Kara Odom Walker is an American physician who is the Chief Population Health Officer at Nemours Alfred I. duPont Hospital for Children, where she leads population health strategy, research, innovation and implementation. Her responsibility includes the advancement of the overall health and well-being of children, both broadly and among the populations served by Nemours Children's. Walker is a board-certified, practicing family physician.

Walker also leads Nemours Delaware Valley primary care network and its Value-Based Services Organization. From February 2017 to June 2020, she served as Secretary of the Delaware Department of Health and Social Services. Prior to that, she served as the Deputy Chief Science Officer at the Patient-Centered Outcomes Research Institute (PCORI) In 2018, she was elected to the National Academy of Medicine.

== Education ==
Odom Walker attended high school in Bear, Delaware and graduated as valedictorian from Caravel Academy high school. She then attended the University of Delaware where she graduated cum laude with her bachelor's degree in chemical engineering in 1999. She then attended Jefferson Medical College, where she received her Doctor of Medicine in 2004. During that time, she also received a Master of Public Health degree in Health Policy and Management from Johns Hopkins University in 2003.

Odom Walker then moved to California to complete her residency training specializing in family medicine at the University of California, San Francisco.
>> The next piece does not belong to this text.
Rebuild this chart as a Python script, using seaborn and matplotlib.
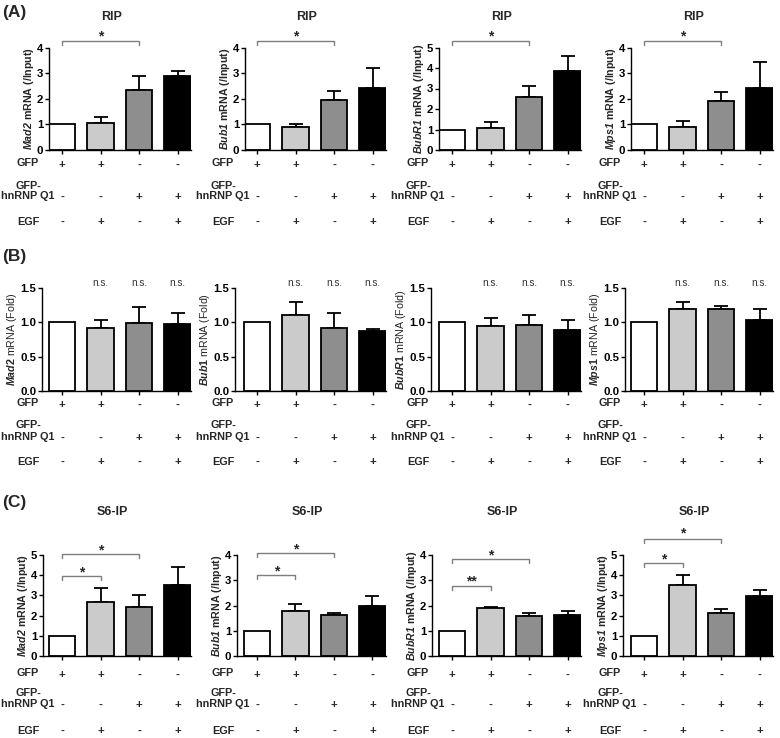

She then became a Robert Wood Johnson Clinical Fellow at the University of California, Los Angeles, where she also completed a Masters of Health Services Research in 2009. During her time there, she studied how hospital closures impacted underserved minority populations in Los Angeles.

== Career ==
In 2010, Odom Walker became an Assistant Clinical Professor in Family and Community Medicine at University of California, San Francisco, researching health disparities and working to understand how best to provide high quality, coordinated care with patients' needs in mind. In 2012, Odom Walker became a Program Officer at the Patient-Centered Outcomes Research Institute (PCORI) and became Deputy Chief Science Officer in 2013.

On February 6, 2017, Odom Walker was sworn in as Secretary of the Delaware Department of Health and Services, working under the administration of Governor John Carney. As Secretary, she has worked to develop policies and programs to prioritize patient outcomes in Delaware's healthcare system. In this role, she has overseen Delaware's response to the Coronavirus disease 2019 (COVID-19) pandemic. In March 2020, she warned that half of Delaware's positive COVID-19 tests were among people aged 18 to 49, urging caution among younger populations that may have thought they had low risk of developing serious symptoms.

In June 2020, Odom Walker stepped down from her post as Delaware Health Secretary to begin a position at the Washington branch of Nemours Children's Health System as Senior Vice President and Chief Health Officer.